** begin Available data **

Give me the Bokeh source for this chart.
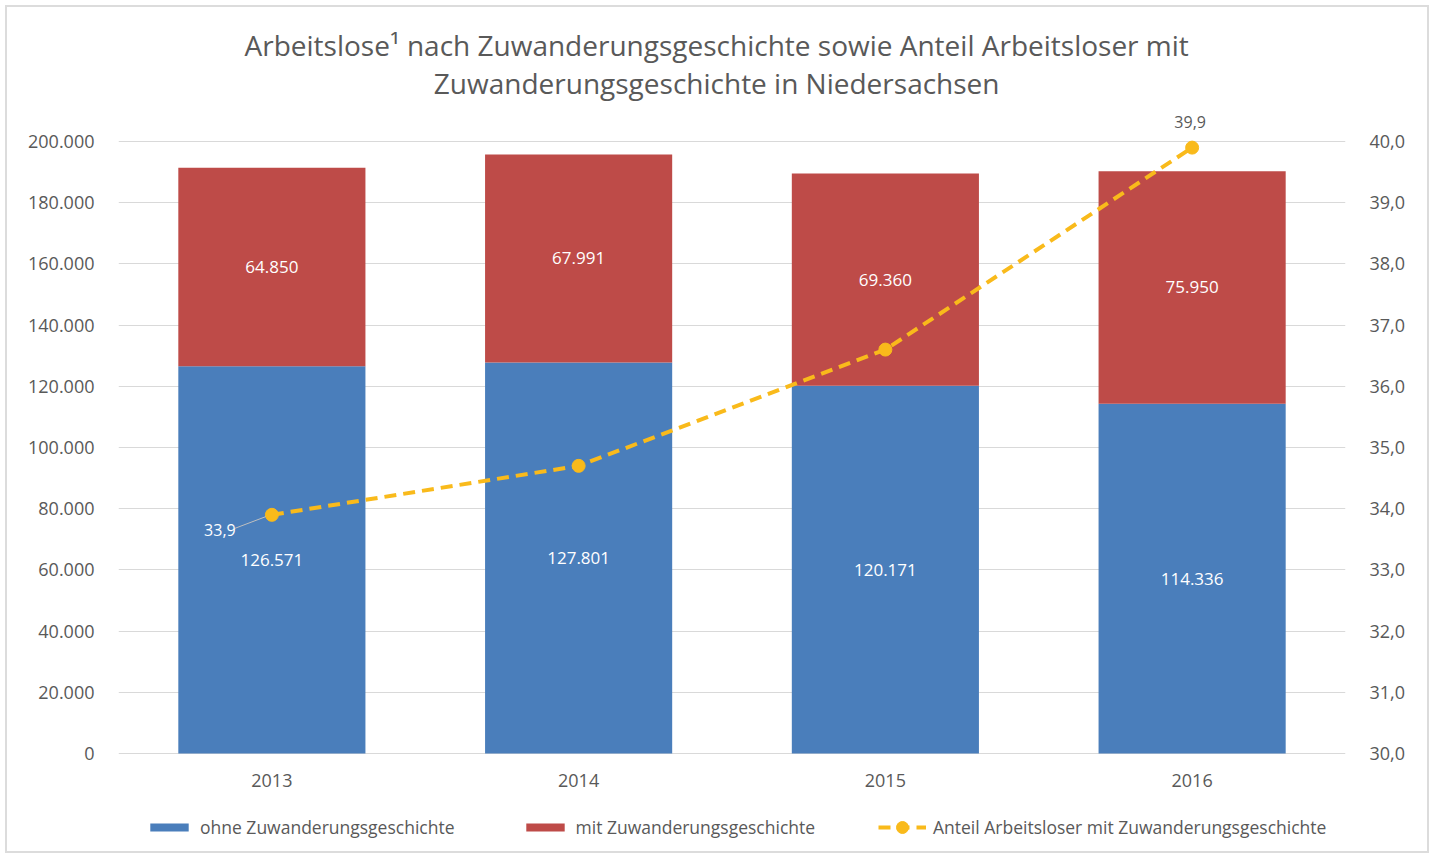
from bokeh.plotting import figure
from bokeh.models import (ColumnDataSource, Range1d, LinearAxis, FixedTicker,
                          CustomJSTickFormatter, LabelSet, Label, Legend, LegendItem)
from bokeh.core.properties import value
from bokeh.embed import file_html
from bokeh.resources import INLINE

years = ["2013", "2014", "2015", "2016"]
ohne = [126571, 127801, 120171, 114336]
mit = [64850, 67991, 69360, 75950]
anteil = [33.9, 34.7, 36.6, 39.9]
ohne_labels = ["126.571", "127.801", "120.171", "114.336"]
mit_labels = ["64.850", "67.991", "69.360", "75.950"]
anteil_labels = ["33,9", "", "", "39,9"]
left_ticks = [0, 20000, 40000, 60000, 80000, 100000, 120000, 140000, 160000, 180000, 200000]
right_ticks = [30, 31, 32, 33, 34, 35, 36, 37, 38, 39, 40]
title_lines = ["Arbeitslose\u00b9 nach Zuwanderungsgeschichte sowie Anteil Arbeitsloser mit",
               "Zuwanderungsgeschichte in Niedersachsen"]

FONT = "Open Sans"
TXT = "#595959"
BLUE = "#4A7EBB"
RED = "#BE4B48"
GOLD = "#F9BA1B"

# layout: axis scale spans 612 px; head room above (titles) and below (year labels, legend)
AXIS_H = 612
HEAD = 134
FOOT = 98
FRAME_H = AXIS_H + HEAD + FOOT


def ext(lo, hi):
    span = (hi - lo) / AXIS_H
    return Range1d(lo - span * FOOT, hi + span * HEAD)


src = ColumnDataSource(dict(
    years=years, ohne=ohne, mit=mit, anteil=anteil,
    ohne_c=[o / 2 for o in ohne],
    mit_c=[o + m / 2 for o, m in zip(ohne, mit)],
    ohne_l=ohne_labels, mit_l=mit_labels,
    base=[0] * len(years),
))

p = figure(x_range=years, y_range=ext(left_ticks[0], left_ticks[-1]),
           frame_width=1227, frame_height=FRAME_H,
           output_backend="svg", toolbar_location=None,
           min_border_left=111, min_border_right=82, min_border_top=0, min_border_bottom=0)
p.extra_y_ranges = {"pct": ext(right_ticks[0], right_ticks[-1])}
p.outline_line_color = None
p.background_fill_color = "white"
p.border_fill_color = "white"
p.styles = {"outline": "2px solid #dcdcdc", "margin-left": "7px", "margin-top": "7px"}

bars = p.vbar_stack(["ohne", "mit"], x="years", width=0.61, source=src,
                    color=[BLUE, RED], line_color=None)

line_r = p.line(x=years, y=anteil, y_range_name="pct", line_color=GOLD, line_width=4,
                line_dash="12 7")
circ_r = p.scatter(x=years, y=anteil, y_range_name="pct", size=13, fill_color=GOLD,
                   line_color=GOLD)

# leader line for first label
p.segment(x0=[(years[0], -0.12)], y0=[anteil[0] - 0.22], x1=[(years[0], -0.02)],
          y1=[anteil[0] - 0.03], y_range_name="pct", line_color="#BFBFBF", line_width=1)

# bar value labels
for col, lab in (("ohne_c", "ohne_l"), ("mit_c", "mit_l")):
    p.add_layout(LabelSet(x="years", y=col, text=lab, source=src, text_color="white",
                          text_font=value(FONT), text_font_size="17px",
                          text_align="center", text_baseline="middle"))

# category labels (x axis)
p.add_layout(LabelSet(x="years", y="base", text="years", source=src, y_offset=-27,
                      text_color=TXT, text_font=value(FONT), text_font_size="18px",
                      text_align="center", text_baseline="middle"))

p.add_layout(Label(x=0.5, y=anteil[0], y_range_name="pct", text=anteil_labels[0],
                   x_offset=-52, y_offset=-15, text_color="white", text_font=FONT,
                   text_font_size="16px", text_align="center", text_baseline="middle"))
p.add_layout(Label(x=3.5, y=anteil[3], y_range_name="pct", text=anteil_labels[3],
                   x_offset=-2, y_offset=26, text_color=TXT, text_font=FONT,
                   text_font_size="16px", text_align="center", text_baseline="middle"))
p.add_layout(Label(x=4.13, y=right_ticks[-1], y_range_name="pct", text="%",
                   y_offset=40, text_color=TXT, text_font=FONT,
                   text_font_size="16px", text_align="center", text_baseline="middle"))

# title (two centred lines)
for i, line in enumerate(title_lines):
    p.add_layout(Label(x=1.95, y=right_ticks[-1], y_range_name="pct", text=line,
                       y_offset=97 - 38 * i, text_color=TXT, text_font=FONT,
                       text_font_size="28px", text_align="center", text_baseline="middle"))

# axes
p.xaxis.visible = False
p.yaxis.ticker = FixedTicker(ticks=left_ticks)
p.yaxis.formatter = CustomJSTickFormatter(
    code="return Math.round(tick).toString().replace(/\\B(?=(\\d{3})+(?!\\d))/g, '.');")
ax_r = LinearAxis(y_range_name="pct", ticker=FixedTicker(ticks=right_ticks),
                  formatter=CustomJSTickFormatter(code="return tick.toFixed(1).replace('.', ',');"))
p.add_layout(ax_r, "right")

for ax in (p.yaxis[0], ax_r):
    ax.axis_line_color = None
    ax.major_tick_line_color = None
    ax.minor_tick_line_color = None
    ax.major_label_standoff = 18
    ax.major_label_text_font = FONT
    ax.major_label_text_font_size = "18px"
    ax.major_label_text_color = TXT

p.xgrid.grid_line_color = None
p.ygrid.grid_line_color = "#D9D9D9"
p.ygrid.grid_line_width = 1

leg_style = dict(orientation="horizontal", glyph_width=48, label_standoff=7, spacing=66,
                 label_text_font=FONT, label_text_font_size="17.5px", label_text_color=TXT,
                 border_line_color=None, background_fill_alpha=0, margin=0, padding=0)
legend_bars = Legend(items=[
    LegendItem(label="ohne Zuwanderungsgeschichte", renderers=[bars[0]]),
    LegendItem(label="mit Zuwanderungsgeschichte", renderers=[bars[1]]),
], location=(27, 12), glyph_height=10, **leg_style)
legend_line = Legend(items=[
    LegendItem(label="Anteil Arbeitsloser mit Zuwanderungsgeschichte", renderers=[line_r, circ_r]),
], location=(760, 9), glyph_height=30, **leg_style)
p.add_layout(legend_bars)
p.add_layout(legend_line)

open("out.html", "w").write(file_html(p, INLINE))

** end Available data **

▶ **Task directions**: Omit each picture, then return all of the listing exactly as it stands.

▶ **Complete response**:
Give me the Bokeh source for this chart.
from bokeh.plotting import figure
from bokeh.models import (ColumnDataSource, Range1d, LinearAxis, FixedTicker,
                          CustomJSTickFormatter, LabelSet, Label, Legend, LegendItem)
from bokeh.core.properties import value
from bokeh.embed import file_html
from bokeh.resources import INLINE

years = ["2013", "2014", "2015", "2016"]
ohne = [126571, 127801, 120171, 114336]
mit = [64850, 67991, 69360, 75950]
anteil = [33.9, 34.7, 36.6, 39.9]
ohne_labels = ["126.571", "127.801", "120.171", "114.336"]
mit_labels = ["64.850", "67.991", "69.360", "75.950"]
anteil_labels = ["33,9", "", "", "39,9"]
left_ticks = [0, 20000, 40000, 60000, 80000, 100000, 120000, 140000, 160000, 180000, 200000]
right_ticks = [30, 31, 32, 33, 34, 35, 36, 37, 38, 39, 40]
title_lines = ["Arbeitslose\u00b9 nach Zuwanderungsgeschichte sowie Anteil Arbeitsloser mit",
               "Zuwanderungsgeschichte in Niedersachsen"]

FONT = "Open Sans"
TXT = "#595959"
BLUE = "#4A7EBB"
RED = "#BE4B48"
GOLD = "#F9BA1B"

# layout: axis scale spans 612 px; head room above (titles) and below (year labels, legend)
AXIS_H = 612
HEAD = 134
FOOT = 98
FRAME_H = AXIS_H + HEAD + FOOT


def ext(lo, hi):
    span = (hi - lo) / AXIS_H
    return Range1d(lo - span * FOOT, hi + span * HEAD)


src = ColumnDataSource(dict(
    years=years, ohne=ohne, mit=mit, anteil=anteil,
    ohne_c=[o / 2 for o in ohne],
    mit_c=[o + m / 2 for o, m in zip(ohne, mit)],
    ohne_l=ohne_labels, mit_l=mit_labels,
    base=[0] * len(years),
))

p = figure(x_range=years, y_range=ext(left_ticks[0], left_ticks[-1]),
           frame_width=1227, frame_height=FRAME_H,
           output_backend="svg", toolbar_location=None,
           min_border_left=111, min_border_right=82, min_border_top=0, min_border_bottom=0)
p.extra_y_ranges = {"pct": ext(right_ticks[0], right_ticks[-1])}
p.outline_line_color = None
p.background_fill_color = "white"
p.border_fill_color = "white"
p.styles = {"outline": "2px solid #dcdcdc", "margin-left": "7px", "margin-top": "7px"}

bars = p.vbar_stack(["ohne", "mit"], x="years", width=0.61, source=src,
                    color=[BLUE, RED], line_color=None)

line_r = p.line(x=years, y=anteil, y_range_name="pct", line_color=GOLD, line_width=4,
                line_dash="12 7")
circ_r = p.scatter(x=years, y=anteil, y_range_name="pct", size=13, fill_color=GOLD,
                   line_color=GOLD)

# leader line for first label
p.segment(x0=[(years[0], -0.12)], y0=[anteil[0] - 0.22], x1=[(years[0], -0.02)],
          y1=[anteil[0] - 0.03], y_range_name="pct", line_color="#BFBFBF", line_width=1)

# bar value labels
for col, lab in (("ohne_c", "ohne_l"), ("mit_c", "mit_l")):
    p.add_layout(LabelSet(x="years", y=col, text=lab, source=src, text_color="white",
                          text_font=value(FONT), text_font_size="17px",
                          text_align="center", text_baseline="middle"))

# category labels (x axis)
p.add_layout(LabelSet(x="years", y="base", text="years", source=src, y_offset=-27,
                      text_color=TXT, text_font=value(FONT), text_font_size="18px",
                      text_align="center", text_baseline="middle"))

p.add_layout(Label(x=0.5, y=anteil[0], y_range_name="pct", text=anteil_labels[0],
                   x_offset=-52, y_offset=-15, text_color="white", text_font=FONT,
                   text_font_size="16px", text_align="center", text_baseline="middle"))
p.add_layout(Label(x=3.5, y=anteil[3], y_range_name="pct", text=anteil_labels[3],
                   x_offset=-2, y_offset=26, text_color=TXT, text_font=FONT,
                   text_font_size="16px", text_align="center", text_baseline="middle"))
p.add_layout(Label(x=4.13, y=right_ticks[-1], y_range_name="pct", text="%",
                   y_offset=40, text_color=TXT, text_font=FONT,
                   text_font_size="16px", text_align="center", text_baseline="middle"))

# title (two centred lines)
for i, line in enumerate(title_lines):
    p.add_layout(Label(x=1.95, y=right_ticks[-1], y_range_name="pct", text=line,
                       y_offset=97 - 38 * i, text_color=TXT, text_font=FONT,
                       text_font_size="28px", text_align="center", text_baseline="middle"))

# axes
p.xaxis.visible = False
p.yaxis.ticker = FixedTicker(ticks=left_ticks)
p.yaxis.formatter = CustomJSTickFormatter(
    code="return Math.round(tick).toString().replace(/\\B(?=(\\d{3})+(?!\\d))/g, '.');")
ax_r = LinearAxis(y_range_name="pct", ticker=FixedTicker(ticks=right_ticks),
                  formatter=CustomJSTickFormatter(code="return tick.toFixed(1).replace('.', ',');"))
p.add_layout(ax_r, "right")

for ax in (p.yaxis[0], ax_r):
    ax.axis_line_color = None
    ax.major_tick_line_color = None
    ax.minor_tick_line_color = None
    ax.major_label_standoff = 18
    ax.major_label_text_font = FONT
    ax.major_label_text_font_size = "18px"
    ax.major_label_text_color = TXT

p.xgrid.grid_line_color = None
p.ygrid.grid_line_color = "#D9D9D9"
p.ygrid.grid_line_width = 1

leg_style = dict(orientation="horizontal", glyph_width=48, label_standoff=7, spacing=66,
                 label_text_font=FONT, label_text_font_size="17.5px", label_text_color=TXT,
                 border_line_color=None, background_fill_alpha=0, margin=0, padding=0)
legend_bars = Legend(items=[
    LegendItem(label="ohne Zuwanderungsgeschichte", renderers=[bars[0]]),
    LegendItem(label="mit Zuwanderungsgeschichte", renderers=[bars[1]]),
], location=(27, 12), glyph_height=10, **leg_style)
legend_line = Legend(items=[
    LegendItem(label="Anteil Arbeitsloser mit Zuwanderungsgeschichte", renderers=[line_r, circ_r]),
], location=(760, 9), glyph_height=30, **leg_style)
p.add_layout(legend_bars)
p.add_layout(legend_line)

open("out.html", "w").write(file_html(p, INLINE))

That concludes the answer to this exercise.